Authorities in the Russian city of Chelyabinsk have warned residents not to wear gas masks to publicly express their environmental concerns during Russian President Vladimir Putin's upcoming visit.
The administration of the Urals city issued a statement on November 2 noting that a federal law forbids demonstrators from hiding their faces during public gatherings.
The statement followed online discussions by local residents about staging a flash mob next week during Putin's visit to Chelyabinsk, where he is expected to meet Kazakh President Nursultan Nazarbaev for a November 9 forum on bilateral cooperation.
Writing on the Russian social-networking site VKontakte, one resident described the planned flash mob by demonstrators wearing gas masks as a last-ditch effort to attract attention to locals' push for a cleaner city.
"Protests, referendums, petitions, and questions to the president have not led to the improvement of ecological conditions in Chelyabinsk," the user wrote.

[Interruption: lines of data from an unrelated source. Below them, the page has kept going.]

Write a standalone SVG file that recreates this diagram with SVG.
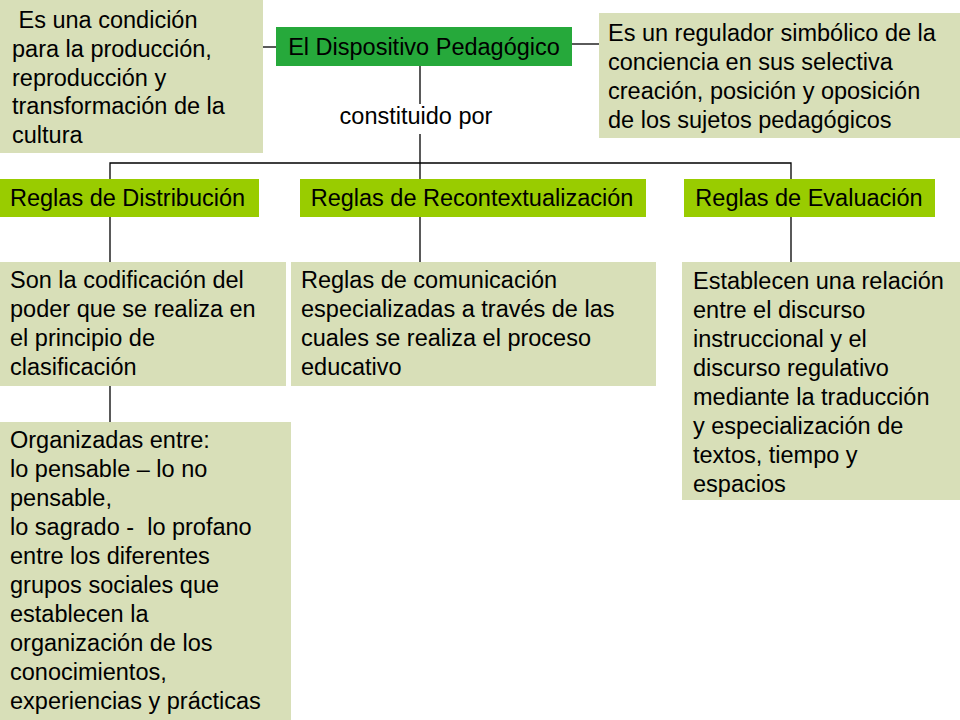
<svg xmlns="http://www.w3.org/2000/svg" width="960" height="720" viewBox="0 0 960 720">
<style>
.pale{fill:#d8dfb8}
.dark{fill:#26a93b}
.lime{fill:#99cc00}
text{font-family:"Liberation Sans",Arial,sans-serif;font-size:23.5px;fill:#000}
.c{text-anchor:middle}
.ln{stroke:#000;stroke-width:1.3;fill:none}
</style>
<rect width="960" height="720" fill="#fff"/>
<g id="connectors">
<line class="ln" x1="251" y1="47" x2="276" y2="47"/>
<line class="ln" x1="572" y1="44" x2="600" y2="44"/>
<line class="ln" x1="420" y1="66" x2="420" y2="179"/>
<polyline class="ln" points="110,179 110,163 791,163 791,179"/>
<line class="ln" x1="110" y1="217" x2="110" y2="262"/>
<line class="ln" x1="420" y1="217" x2="420" y2="262"/>
<line class="ln" x1="791" y1="217" x2="791" y2="262"/>
<line class="ln" x1="110" y1="386" x2="110" y2="422"/>
</g>
<g id="label-constituido">
<rect x="338" y="104" width="158" height="30" fill="#fff"/>
<text class="c" x="416" y="124">constituido por</text>
</g>
<g id="n-condicion">
<rect class="pale" x="0" y="0" width="263" height="153"/>
<text x="12" y="28" xml:space="preserve"> Es una condición</text>
<text x="12" y="57">para la producción,</text>
<text x="12" y="86">reproducción y</text>
<text x="12" y="114">transformación de la</text>
<text x="12" y="143">cultura</text>
</g>
<g id="n-dispositivo">
<rect class="dark" x="276" y="27" width="296" height="39"/>
<text class="c" x="424" y="55">El Dispositivo Pedagógico</text>
</g>
<g id="n-regulador">
<rect class="pale" x="599" y="13" width="361" height="125"/>
<text x="608" y="41">Es un regulador simbólico de la</text>
<text x="608" y="70">conciencia en sus selectiva</text>
<text x="608" y="99">creación, posición y oposición</text>
<text x="608" y="128">de los sujetos pedagógicos</text>
</g>
<g id="n-distribucion">
<rect class="lime" x="0" y="179" width="259" height="38"/>
<text x="10" y="206">Reglas de Distribución</text>
</g>
<g id="n-recontextualizacion">
<rect class="lime" x="300" y="179" width="346" height="38"/>
<text class="c" x="472" y="206">Reglas de Recontextualización</text>
</g>
<g id="n-evaluacion">
<rect class="lime" x="684" y="179" width="251" height="38"/>
<text class="c" x="809" y="206">Reglas de Evaluación</text>
</g>
<g id="n-codificacion">
<rect class="pale" x="0" y="262" width="286" height="124"/>
<text x="10" y="288">Son la codificación del</text>
<text x="10" y="317">poder que se realiza en</text>
<text x="10" y="346">el principio de</text>
<text x="10" y="375">clasificación</text>
</g>
<g id="n-comunicacion">
<rect class="pale" x="291" y="262" width="365" height="124"/>
<text x="301" y="288">Reglas de comunicación</text>
<text x="301" y="317">especializadas a través de las</text>
<text x="301" y="346">cuales se realiza el proceso</text>
<text x="301" y="375">educativo</text>
</g>
<g id="n-relacion">
<rect class="pale" x="682" y="262" width="278" height="238"/>
<text x="693" y="289">Establecen una relación</text>
<text x="693" y="318">entre el discurso</text>
<text x="693" y="347">instruccional y el</text>
<text x="693" y="376">discurso regulativo</text>
<text x="693" y="405">mediante la traducción</text>
<text x="693" y="434">y especialización de</text>
<text x="693" y="463">textos, tiempo y</text>
<text x="693" y="492">espacios</text>
</g>
<g id="n-organizadas">
<rect class="pale" x="0" y="422" width="291" height="298"/>
<text x="10" y="448">Organizadas entre:</text>
<text x="10" y="477">lo pensable – lo no</text>
<text x="10" y="506">pensable,</text>
<text x="10" y="535" xml:space="preserve">lo sagrado -  lo profano</text>
<text x="10" y="564">entre los diferentes</text>
<text x="10" y="593">grupos sociales que</text>
<text x="10" y="622">establecen la</text>
<text x="10" y="651">organización de los</text>
<text x="10" y="680">conocimientos,</text>
<text x="10" y="709">experiencias y prácticas</text>
</g>
</svg>
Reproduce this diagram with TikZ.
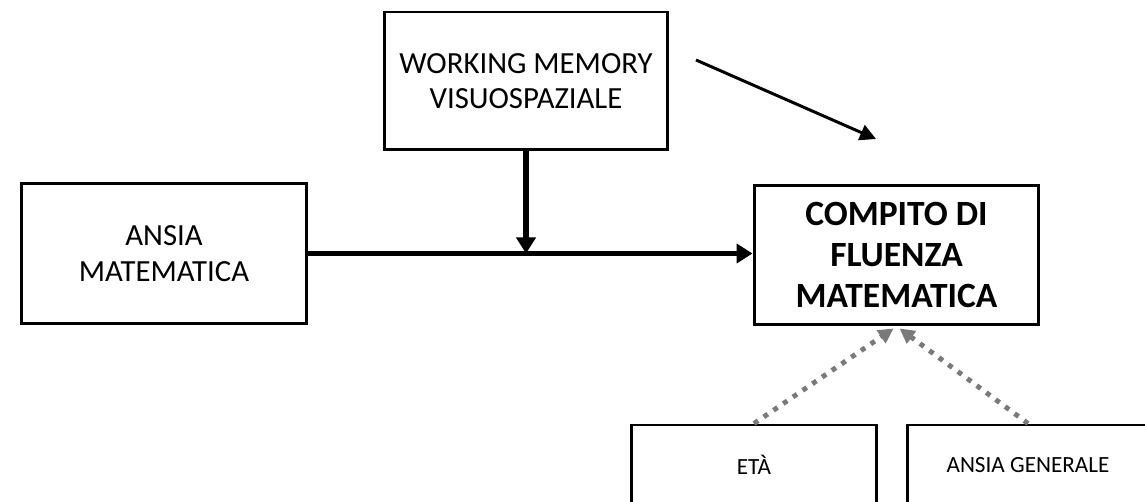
\documentclass[tikz,border=0pt]{standalone}
\usepackage{fontspec}
\setmainfont{Carlito}
\usetikzlibrary{arrows.meta,calc}
\definecolor{dotgray}{HTML}{7A7A7A}
\begin{document}
\begin{tikzpicture}[x=0.02cm,y=-0.02cm,
  box/.style={draw=black, line width=1.7pt, rectangle, inner sep=0pt, align=center},
  bigtext/.style={font=\fontsize{17.5}{20.2}\selectfont},
  boldtext/.style={font=\fontsize{20.2}{23.6}\selectfont\bfseries},
  smalltext/.style={font=\fontsize{13.2}{15}\selectfont},
  mainarrow/.style={line width=3.1pt, -{Triangle[length=0.32cm,width=0.38cm]}},
  thinarrow/.style={line width=1.7pt, -{Triangle[length=0.32cm,width=0.32cm]}},
  covarrow/.style={draw=dotgray, line width=2.8pt, dash pattern=on 2.8pt off 3.9pt,
    -{Triangle[length=0.3cm,width=0.3cm,fill=dotgray]}}]
\useasboundingbox (0,0) rectangle (1145,502);

% boxes
\node[box, bigtext, minimum width=5.68cm, minimum height=2.76cm] (wm) at (526,81)
  {WORKING MEMORY\\VISUOSPAZIALE};
\node[box, bigtext, minimum width=5.72cm, minimum height=2.82cm] (am) at (164,253.5)
  {ANSIA\\MATEMATICA};
\node[box, boldtext, minimum width=5.70cm, minimum height=2.80cm] (cf) at (896.5,255)
  {COMPITO DI\\FLUENZA\\MATEMATICA};
\node[box, smalltext, minimum width=4.92cm, minimum height=1.6cm] (eta) at (754,465)
  {ETÀ};
\node[box, smalltext, minimum width=4.84cm, minimum height=1.6cm] (ag) at (1028,465)
  {ANSIA GENERALE};

% main effect and moderation
\coordinate (join) at (wm.south |- am.east);
\draw[mainarrow] (am.east) -- (am.east -| cf.west);
\draw[mainarrow] (wm.south) -- (join);

% free arrow at the top right
\coordinate (d1) at (696,60);
\coordinate (d2) at (876,139);
\draw[thinarrow] (d1) -- (d2);

% covariates
\draw[covarrow] (eta.north) -- ($(cf.south)+(-3,2)$);
\draw[covarrow] (ag.north) -- ($(cf.south)+(3,2)$);
\end{tikzpicture}
\end{document}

The Chelyabinsk region has long been plagued by industrial pollution. Russian Natural Resources Minister Sergei Donskoi said last year that the region was among the country's worst in terms of air quality.
The Chelyabinsk city administration's statement specifically warned activists against wearing gas masks to greet the president.
It said residents should cast a "critical eye" on plans for the protest, noting that local authorities had not granted permission for such a demonstration.